As I read articles about Data Lakes, I see many suggesting or implying that you can just throw all your raw data into the lake, and sort it out later on when you know what you want to do with it. I’m afraid not. I think Gartner sums it up best:

“However, while the marketing hype suggests audiences throughout an enterprise will leverage data lakes, this positioning assumes that all those audiences are highly skilled at data manipulation and analysis, as data lakes lack semantic consistency and governed metadata.”

Lets call this first problem “Understanding”. To paraphrase Gartner: unless all your Employees are Statisticians or Data Scientists, all you will get for your Data Lake investment is a big pool of raw data that nobody is equipped to use.

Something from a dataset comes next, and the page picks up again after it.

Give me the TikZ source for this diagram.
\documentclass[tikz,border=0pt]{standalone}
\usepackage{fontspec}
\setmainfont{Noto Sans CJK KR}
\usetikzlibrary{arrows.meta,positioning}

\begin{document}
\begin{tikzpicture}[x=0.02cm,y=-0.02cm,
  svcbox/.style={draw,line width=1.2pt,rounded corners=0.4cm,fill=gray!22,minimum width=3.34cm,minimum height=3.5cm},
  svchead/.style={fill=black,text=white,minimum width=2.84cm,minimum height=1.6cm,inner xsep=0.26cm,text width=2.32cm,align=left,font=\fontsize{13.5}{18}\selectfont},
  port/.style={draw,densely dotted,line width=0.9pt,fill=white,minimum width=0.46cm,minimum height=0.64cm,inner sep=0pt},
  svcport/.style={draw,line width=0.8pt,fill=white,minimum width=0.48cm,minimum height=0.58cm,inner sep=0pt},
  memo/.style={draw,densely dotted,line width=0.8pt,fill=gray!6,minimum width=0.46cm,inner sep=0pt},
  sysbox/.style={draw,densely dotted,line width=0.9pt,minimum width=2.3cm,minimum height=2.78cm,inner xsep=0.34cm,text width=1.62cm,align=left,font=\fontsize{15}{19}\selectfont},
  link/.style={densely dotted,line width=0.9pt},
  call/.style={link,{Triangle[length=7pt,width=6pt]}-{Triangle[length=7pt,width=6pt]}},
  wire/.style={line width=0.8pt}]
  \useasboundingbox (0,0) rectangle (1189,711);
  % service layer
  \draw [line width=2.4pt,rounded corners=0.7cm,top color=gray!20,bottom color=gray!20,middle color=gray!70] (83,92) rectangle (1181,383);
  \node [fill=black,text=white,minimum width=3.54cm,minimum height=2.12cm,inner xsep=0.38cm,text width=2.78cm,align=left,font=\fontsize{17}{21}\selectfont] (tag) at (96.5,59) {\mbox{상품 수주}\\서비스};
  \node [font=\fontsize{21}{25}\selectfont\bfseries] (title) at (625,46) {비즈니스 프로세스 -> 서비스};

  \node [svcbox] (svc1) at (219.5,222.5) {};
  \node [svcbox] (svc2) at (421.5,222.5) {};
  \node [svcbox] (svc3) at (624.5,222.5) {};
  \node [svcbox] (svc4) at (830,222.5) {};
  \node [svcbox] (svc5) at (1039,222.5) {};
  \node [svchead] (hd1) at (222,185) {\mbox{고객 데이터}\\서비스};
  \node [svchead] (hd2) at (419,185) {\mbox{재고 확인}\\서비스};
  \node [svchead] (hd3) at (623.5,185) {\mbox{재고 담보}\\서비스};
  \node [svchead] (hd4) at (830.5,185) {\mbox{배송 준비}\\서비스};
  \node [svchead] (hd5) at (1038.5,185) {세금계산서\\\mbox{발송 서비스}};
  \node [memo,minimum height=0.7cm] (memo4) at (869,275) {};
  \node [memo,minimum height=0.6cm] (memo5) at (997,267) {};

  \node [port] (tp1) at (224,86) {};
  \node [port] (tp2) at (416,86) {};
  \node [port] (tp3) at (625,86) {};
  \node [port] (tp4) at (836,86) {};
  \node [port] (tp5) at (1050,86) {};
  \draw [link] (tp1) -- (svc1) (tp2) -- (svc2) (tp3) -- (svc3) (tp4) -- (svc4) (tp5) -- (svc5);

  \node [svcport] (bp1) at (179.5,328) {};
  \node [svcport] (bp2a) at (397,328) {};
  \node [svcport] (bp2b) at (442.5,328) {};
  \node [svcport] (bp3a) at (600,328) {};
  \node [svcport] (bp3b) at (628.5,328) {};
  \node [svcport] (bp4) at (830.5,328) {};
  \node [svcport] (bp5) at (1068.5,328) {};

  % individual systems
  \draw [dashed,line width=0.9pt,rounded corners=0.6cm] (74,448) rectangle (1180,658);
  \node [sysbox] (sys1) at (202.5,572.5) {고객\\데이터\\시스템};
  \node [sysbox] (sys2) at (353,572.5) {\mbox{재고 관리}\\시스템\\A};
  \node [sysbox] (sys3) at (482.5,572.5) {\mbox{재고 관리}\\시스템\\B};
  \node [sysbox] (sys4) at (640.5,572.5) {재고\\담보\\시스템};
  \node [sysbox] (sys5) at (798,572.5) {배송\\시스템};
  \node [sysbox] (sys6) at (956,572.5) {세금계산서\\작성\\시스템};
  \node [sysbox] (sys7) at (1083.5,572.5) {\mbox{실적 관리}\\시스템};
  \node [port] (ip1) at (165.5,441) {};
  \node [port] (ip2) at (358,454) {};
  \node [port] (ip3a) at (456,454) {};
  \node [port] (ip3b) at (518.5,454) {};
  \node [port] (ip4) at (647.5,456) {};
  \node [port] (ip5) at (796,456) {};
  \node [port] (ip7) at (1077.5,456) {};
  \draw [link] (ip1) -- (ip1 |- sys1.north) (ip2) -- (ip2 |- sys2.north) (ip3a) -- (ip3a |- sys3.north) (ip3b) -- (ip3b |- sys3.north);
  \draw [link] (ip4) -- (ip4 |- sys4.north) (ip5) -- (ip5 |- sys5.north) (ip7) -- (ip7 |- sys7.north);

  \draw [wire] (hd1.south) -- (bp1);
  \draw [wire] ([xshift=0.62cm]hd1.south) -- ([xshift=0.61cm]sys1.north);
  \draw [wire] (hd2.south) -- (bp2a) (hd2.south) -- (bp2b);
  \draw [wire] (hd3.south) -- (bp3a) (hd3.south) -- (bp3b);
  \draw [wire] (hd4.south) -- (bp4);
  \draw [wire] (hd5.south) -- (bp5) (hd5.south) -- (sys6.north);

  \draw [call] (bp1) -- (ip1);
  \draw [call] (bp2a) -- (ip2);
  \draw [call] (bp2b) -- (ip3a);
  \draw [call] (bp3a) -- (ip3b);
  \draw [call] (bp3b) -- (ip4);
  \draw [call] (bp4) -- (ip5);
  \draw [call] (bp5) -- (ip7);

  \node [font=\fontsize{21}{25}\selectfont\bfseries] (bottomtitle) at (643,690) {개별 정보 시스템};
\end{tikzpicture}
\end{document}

And I would go further from my own experience: even for strong Data Scientists, raw, unconnected data will yield little value in the only terms that matter: convincing the organization to invest capital — financial or human — in significant change.

Unfortunately, I have seen this happen many times, including on some of my own early projects. We built it, but they didn’t come!

This is very discouraging if you want to build useful Big Data systems that can answer many questions, not just the ones you knew to ask beforehand. Why is it so? Because at the very detailed granularity we are talking about — remember: we are swimming right down among things that happened to individual products or people at specific times in specific places — minutes, seconds and even milliseconds matter. If problem P happens at 09:05:36 in location L, then it happened to our Customer, Claire. If it happened at 09:06:04, then it happened to Fred, who isn’t a Customer of ours at all! Lets call this second problem “fragmentation”. It requires a sequence of sometimes heroic assumptions and correlations to go from raw data this ambiguous to a statement such as “Location L is a problem for our Customers, and we should invest $MMM and TTT to fix it!” Most business won’t make that jump. And those that do seriously risk being wrong, resulting in waste and demoralization.

What can be done about these problems, and can they be solved? Luckily, yes. While the problems you will need your Big Data system to solve in the future are unknown, the context that these problems occur in is well known. This needs to be captured and ‘tagged’ to your source data: for every piece of data, you should, at the very least, be able to answer the questions what happened, to what or who, where, when and done by whom. This is how you address the problem of fragmentation. Going further, the standard KPIs that the business uses to measure itself — it’s performance, quality, delivery, Customer experience, etc — should be calculated as the raw data is collected, and linked to its source data in your Data Pool. This is how you address understanding.

In conclusion, a “Big Data Lake” into which raw data is poured to be sorted out later is, in my experience, a waste of money. However a lake into which contextualized information is carefully placed will be a reservoir of knowledge and value for your business.